Ridere, ci ha salvato ridere.
    A Trento, finalmente per il Muse, mi sono fissato e commosso davanti ai sassi decorati tredicimila anni fa. E poi abbiamo giocato con leve e vortici, osservato galli forcelli e camaleonti, e sudato in salita nella serra tropicale. Anche nel centro desertico di Trento si sudava, e poi al rientro, dal trenino, ho ammirato i vigneti come un unico tappeto infinito, che da Mezzocorona a Cles mi hanno riempito gli occhi a tal punto da farmi scrivere tutto contento di treni e di mie vecchie fughe, su google Drive, e con una mano soltanto.
     In quei giorni il grande mi disegnava a furia di racconti i suoi sogni di produzioni rap, di etichette e magliette, dove imprimere la sua carica creativa.

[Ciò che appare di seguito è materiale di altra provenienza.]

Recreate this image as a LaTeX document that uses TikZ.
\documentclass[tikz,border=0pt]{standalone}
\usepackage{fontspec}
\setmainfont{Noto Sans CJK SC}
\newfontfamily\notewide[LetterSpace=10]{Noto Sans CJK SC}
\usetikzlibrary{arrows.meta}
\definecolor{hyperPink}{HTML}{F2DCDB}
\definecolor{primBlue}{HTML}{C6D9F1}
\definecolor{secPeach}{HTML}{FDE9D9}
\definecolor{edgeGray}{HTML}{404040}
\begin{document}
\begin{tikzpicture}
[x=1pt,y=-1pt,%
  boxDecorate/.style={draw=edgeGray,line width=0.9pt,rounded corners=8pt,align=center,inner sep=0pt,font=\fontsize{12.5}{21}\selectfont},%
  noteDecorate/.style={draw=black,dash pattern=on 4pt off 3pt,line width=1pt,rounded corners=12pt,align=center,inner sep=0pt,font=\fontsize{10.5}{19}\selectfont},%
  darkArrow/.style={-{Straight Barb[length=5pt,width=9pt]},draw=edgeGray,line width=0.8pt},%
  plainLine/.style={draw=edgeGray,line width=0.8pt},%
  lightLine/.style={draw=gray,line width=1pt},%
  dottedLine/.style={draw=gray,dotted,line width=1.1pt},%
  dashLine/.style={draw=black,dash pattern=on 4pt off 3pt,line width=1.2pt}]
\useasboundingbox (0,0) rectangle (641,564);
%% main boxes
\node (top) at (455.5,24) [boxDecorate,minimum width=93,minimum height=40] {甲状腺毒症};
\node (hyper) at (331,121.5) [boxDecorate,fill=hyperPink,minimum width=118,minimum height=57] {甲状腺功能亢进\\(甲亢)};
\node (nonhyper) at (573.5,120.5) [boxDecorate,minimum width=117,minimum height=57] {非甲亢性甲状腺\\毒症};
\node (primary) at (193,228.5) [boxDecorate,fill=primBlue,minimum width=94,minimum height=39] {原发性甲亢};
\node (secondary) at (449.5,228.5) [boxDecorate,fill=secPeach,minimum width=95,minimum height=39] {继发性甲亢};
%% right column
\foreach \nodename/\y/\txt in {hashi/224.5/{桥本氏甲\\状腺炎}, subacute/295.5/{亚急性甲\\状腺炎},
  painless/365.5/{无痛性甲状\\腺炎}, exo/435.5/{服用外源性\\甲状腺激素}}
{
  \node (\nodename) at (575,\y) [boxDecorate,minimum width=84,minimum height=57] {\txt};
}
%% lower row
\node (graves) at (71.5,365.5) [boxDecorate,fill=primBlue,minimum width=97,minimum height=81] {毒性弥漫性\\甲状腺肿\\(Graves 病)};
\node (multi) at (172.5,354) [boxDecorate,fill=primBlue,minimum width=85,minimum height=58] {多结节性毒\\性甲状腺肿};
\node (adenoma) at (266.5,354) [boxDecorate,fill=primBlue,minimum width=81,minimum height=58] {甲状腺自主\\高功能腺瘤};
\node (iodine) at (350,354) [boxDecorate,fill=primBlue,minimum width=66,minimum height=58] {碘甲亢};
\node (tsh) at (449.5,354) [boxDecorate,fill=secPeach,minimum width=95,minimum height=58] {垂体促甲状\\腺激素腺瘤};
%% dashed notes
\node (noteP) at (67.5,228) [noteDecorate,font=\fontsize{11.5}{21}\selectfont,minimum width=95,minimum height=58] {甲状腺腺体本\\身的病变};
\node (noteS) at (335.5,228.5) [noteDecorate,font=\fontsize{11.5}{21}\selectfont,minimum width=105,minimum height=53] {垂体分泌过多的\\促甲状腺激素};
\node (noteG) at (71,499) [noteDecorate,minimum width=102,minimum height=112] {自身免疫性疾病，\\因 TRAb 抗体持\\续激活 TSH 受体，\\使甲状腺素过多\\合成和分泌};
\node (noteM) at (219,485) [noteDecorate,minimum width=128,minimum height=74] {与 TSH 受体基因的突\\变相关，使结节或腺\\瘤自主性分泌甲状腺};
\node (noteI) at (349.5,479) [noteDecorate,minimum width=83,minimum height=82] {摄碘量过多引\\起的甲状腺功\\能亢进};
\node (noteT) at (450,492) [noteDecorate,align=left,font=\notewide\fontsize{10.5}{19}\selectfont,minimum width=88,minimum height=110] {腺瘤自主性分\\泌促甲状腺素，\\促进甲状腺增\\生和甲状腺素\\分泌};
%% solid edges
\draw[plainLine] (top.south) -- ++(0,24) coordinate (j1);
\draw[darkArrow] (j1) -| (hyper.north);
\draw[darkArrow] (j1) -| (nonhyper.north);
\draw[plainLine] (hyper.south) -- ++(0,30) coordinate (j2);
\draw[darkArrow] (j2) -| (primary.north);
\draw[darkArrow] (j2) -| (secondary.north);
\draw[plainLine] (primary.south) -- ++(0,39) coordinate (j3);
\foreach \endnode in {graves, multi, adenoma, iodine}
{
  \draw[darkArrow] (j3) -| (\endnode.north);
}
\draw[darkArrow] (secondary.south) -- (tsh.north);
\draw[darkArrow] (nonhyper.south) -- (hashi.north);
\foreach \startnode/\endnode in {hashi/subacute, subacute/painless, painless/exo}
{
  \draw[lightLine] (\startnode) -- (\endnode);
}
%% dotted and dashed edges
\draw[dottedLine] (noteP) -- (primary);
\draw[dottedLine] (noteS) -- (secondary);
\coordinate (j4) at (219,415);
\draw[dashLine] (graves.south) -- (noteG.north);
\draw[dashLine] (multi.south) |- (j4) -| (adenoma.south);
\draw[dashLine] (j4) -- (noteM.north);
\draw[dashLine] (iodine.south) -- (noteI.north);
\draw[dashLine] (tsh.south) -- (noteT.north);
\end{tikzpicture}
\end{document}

Lo osservavo e pensavo alle Piccole virtù: a volte arrivano all’improvviso, dopo tempeste e pianti.
Illusioni, quelle che ci hanno tenuto saldi e felici in montagna.
Abbiamo percorso trenta chilometri in bici a trenta gradi, scioccanti per quei posti, lungo il torrente Noce. Stabilendo un’impresa, un record per famiglie non allenate e stressate da lunghi inverni urbani. Ci siamo abbracciati con gli occhi, mentre riportavamo soddisfatti le bici al noleggiatore stupito.

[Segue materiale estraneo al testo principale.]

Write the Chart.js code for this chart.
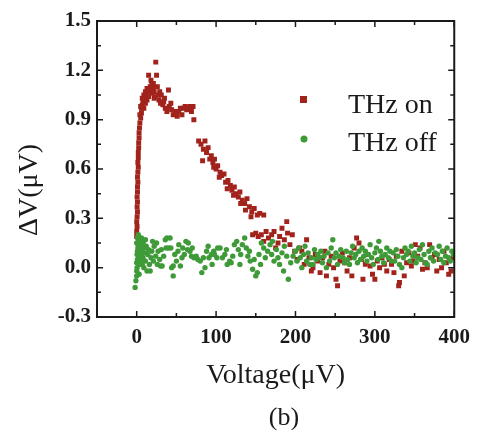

   Non ho usato internet in quei sette giorni, e vivevo in un’iperrealtà famigliare che mi sorprendeva. Riflettevo: potrei vivere in eterno così, mentre provo a fermare il tempo, riducendo le angosce, riuscendo a moltiplicare gli affetti.
Poi al rientro in una galleria infinita sulla variante di Valico, mentre sorpassavo un tir, a questo bestione scuro è esplosa una ruota accanto alla nostra auto. Un boato. Abbiamo tremato: E. spaventata non riusciva a parlare, il grande pensava fosse un interferenza audio in cuffia e il piccolo silente non capiva. Sono stato bravissimo a tenere strette strette le mani sul volante, a non frenare, e a dire a E. di chiamare il 112. Quando scavallo i miei evidenti limiti, mi sento bene come un leone sazio. Poi ho virato verso l'autogrill Cantagallo, dove abbiamo sublimato la mancata visita a Bologna per troppo caldo, con una mangiata di tortellini e amatriciane squisite già dal desiderio: ecco la foto delle nostre facce davanti a quelle padelle fumanti. Clic.

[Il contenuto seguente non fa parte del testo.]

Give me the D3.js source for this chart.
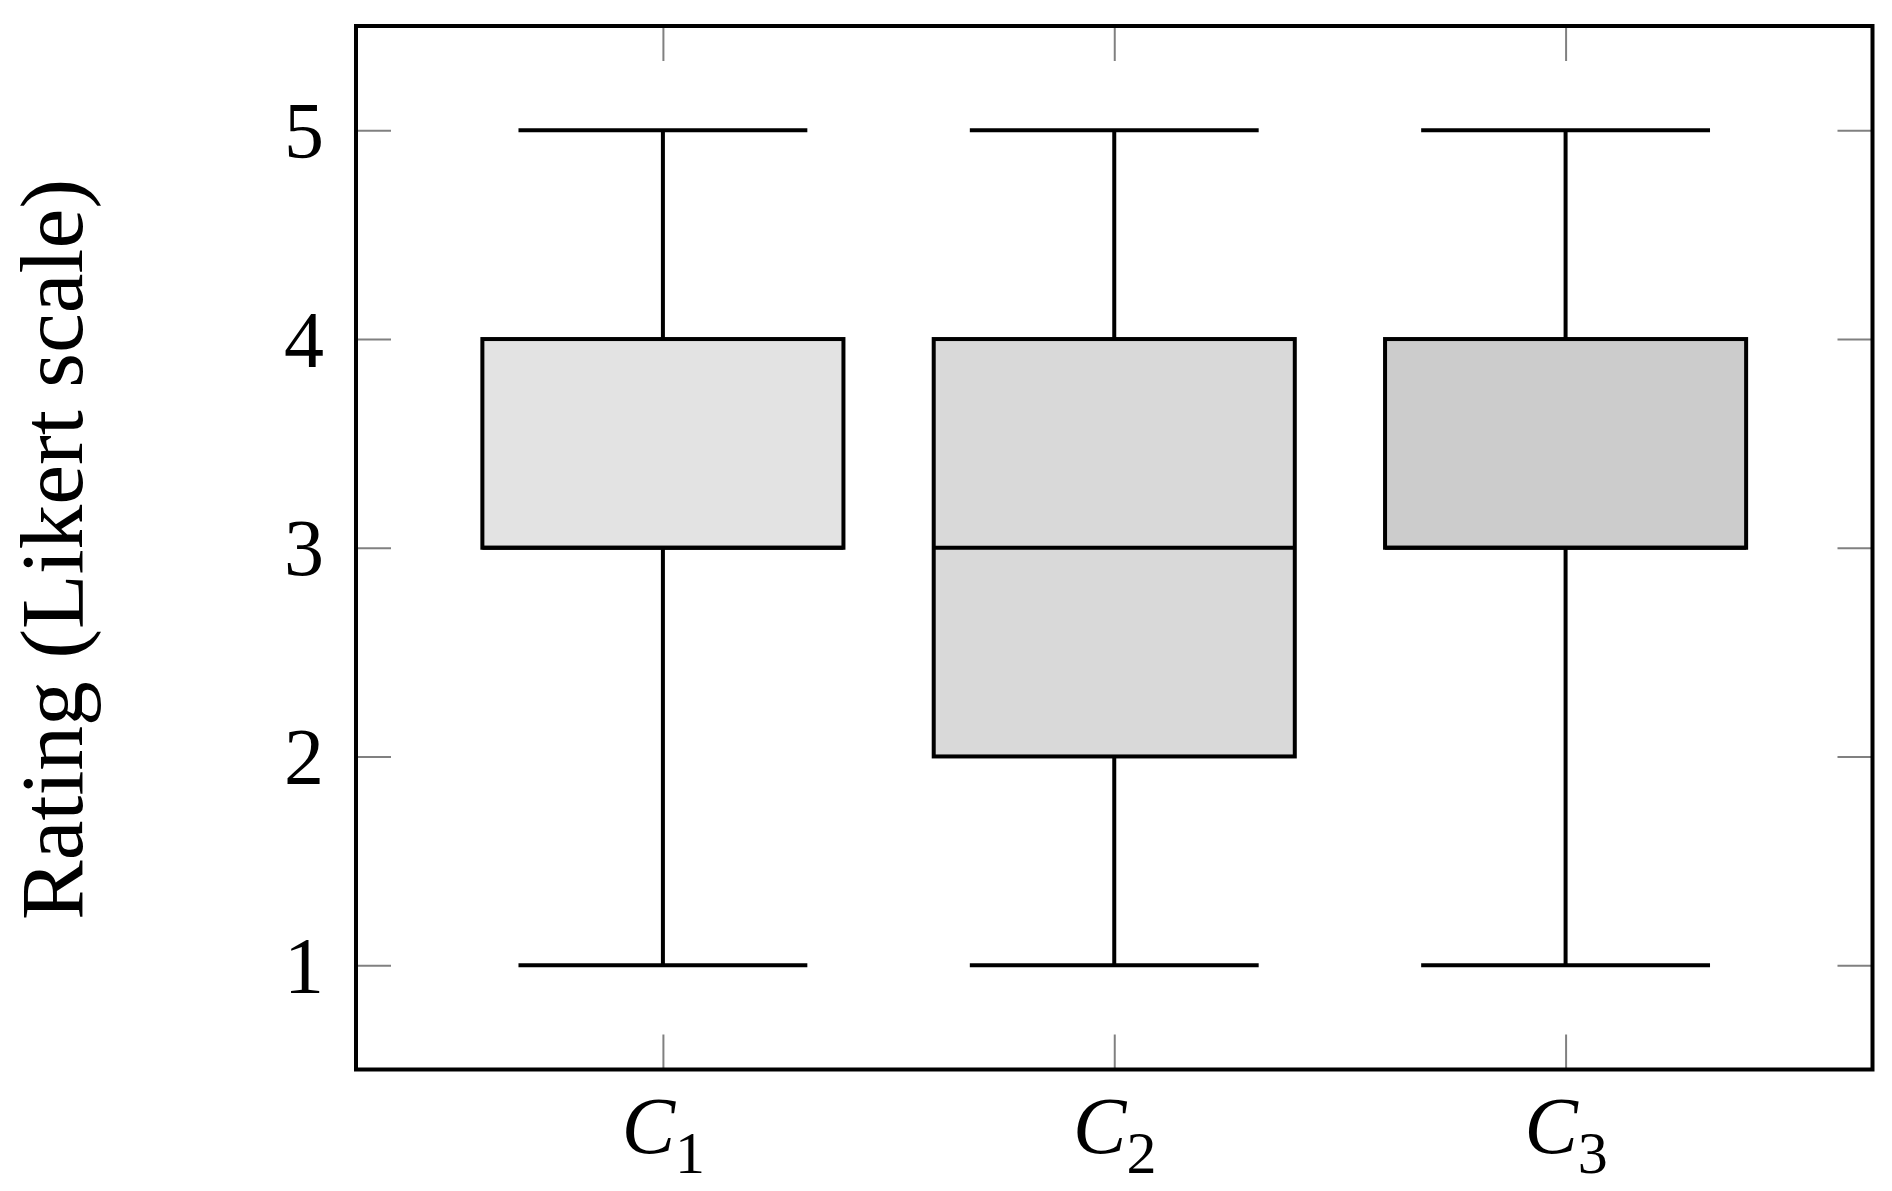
<!DOCTYPE html>
<html>
<head>
<meta charset="utf-8">
<script src="https://cdn.jsdelivr.net/npm/d3@7"></script>
<style>
  html, body { margin: 0; padding: 0; background: #ffffff; }
  svg { display: block; }
  text { font-family: "Liberation Serif", "DejaVu Serif", serif; fill: #000; }
</style>
</head>
<body>
<script>
// ---- data ----
const categories = ["C1", "C2", "C3"];
const categoryPositions = [1, 2, 3];
const subscripts = ["1", "2", "3"];
const lowerWhisker = [1, 1, 1];
const lowerQuartile = [3, 2, 3];
const medianValues = [3, 3, 3];
const upperQuartile = [4, 4, 4];
const upperWhisker = [5, 5, 5];
const boxFills = ["#e3e3e3", "#d9d9d9", "#cccccc"];
const yTickValues = [1, 2, 3, 4, 5];
const yTitle = "Rating (Likert scale)";

// ---- layout ----
const W = 1892, H = 1191;
const svg = d3.select("body").append("svg").attr("width", W).attr("height", H);

const x = d3.scaleLinear().domain([0.32, 3.68]).range([356, 1872.5]);
const y = d3.scaleLinear().domain([0.5, 5.5]).range([1069.5, 26]);
const boxHalf = 0.4, capHalf = 0.32;

const rows = categories.map((c, i) => ({
  c, pos: categoryPositions[i], lo: lowerWhisker[i], q1: lowerQuartile[i],
  med: medianValues[i], q3: upperQuartile[i], hi: upperWhisker[i], fill: boxFills[i], sub: subscripts[i]
}));

const plot = svg.append("g");
rows.forEach(d => {
  const g = plot.append("g");
  g.append("line").attr("x1", x(d.pos)).attr("x2", x(d.pos)).attr("y1", y(d.hi)).attr("y2", y(d.q3))
    .attr("stroke", "#000").attr("stroke-width", 4);
  g.append("line").attr("x1", x(d.pos)).attr("x2", x(d.pos)).attr("y1", y(d.q1)).attr("y2", y(d.lo))
    .attr("stroke", "#000").attr("stroke-width", 4);
  [d.hi, d.lo].forEach(v => {
    g.append("line").attr("x1", x(d.pos - capHalf)).attr("x2", x(d.pos + capHalf))
      .attr("y1", y(v)).attr("y2", y(v)).attr("stroke", "#000").attr("stroke-width", 4);
  });
  g.append("rect").attr("x", x(d.pos - boxHalf)).attr("y", y(d.q3))
    .attr("width", x(d.pos + boxHalf) - x(d.pos - boxHalf)).attr("height", y(d.q1) - y(d.q3))
    .attr("fill", d.fill).attr("stroke", "#000").attr("stroke-width", 4);
  g.append("line").attr("x1", x(d.pos - boxHalf)).attr("x2", x(d.pos + boxHalf))
    .attr("y1", y(d.med)).attr("y2", y(d.med)).attr("stroke", "#000").attr("stroke-width", 4);
});

// ---- axes (inward gray ticks on all four sides) ----
const TL = 35;
const tickFont = 80;
function styleAxis(g) {
  g.select(".domain").remove();
  g.selectAll(".tick line").attr("stroke", "#808080").attr("stroke-width", 2);
  g.selectAll(".tick text").attr("font-size", tickFont).attr("fill", "#000")
    .attr("font-family", '"Liberation Serif", serif');
}
const yLeft = svg.append("g").attr("transform", `translate(${x.range()[0]},0)`)
  .call(d3.axisLeft(y).tickValues(yTickValues).tickSize(-TL).tickPadding(32).tickFormat(d3.format("d")));
styleAxis(yLeft);
yLeft.selectAll(".tick text").attr("dy", "0.34em");

const yRight = svg.append("g").attr("transform", `translate(${x.range()[1]},0)`)
  .call(d3.axisRight(y).tickValues(yTickValues).tickSize(-TL).tickFormat(""));
styleAxis(yRight);

const xBottom = svg.append("g").attr("transform", `translate(0,${y.range()[0]})`)
  .call(d3.axisBottom(x).tickValues(categoryPositions).tickSize(-TL).tickPadding(0).tickFormat(""));
styleAxis(xBottom);
xBottom.selectAll(".tick").each(function(v, i) {
  const t = d3.select(this).select("text");
  t.attr("y", 0).attr("dy", 83).attr("text-anchor", "middle").attr("font-size", tickFont);
  t.text(null);
  t.append("tspan").attr("font-style", "italic").text("C");
  t.append("tspan").attr("font-size", tickFont * 0.75).attr("dy", 20).text(rows[i].sub);
});

const xTop = svg.append("g").attr("transform", `translate(0,${y.range()[1]})`)
  .call(d3.axisTop(x).tickValues(categoryPositions).tickSize(-TL).tickFormat(""));
styleAxis(xTop);

// frame
svg.append("rect").attr("x", x.range()[0]).attr("y", y.range()[1])
  .attr("width", x.range()[1] - x.range()[0]).attr("height", y.range()[0] - y.range()[1])
  .attr("fill", "none").attr("stroke", "#000").attr("stroke-width", 4);

// y title
const title = svg.append("text").attr("text-anchor", "middle")
  .attr("transform", `translate(82,${(179 + 920) / 2}) rotate(-90)`)
  .attr("font-size", 80).text(yTitle);
const len = title.node().getComputedTextLength();
title.attr("font-size", 80 * 741 / len);
</script>
</body>
</html>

   Alla fine è stata la vacanza meno aggressiva mai esistita per noi. L’evoluzione ci ha spinti a credere nelle intenzioni buone, come il bisnonno Neanderthal abbiamo voglia di sotterrare asce e smartphone saturi sotto un piccolo pino cembro, come i furbastri corvi quando nascondono i loro semini ai piedi dei Larici.
Alla fine siamo rientrati abbronzati e salvi nella nostra capanna romana di cemento e glicine, dove aspettare un altro inverno, non prima di andarci a tuffare per qualche giorno nel nostro vecchio Tirreno blu.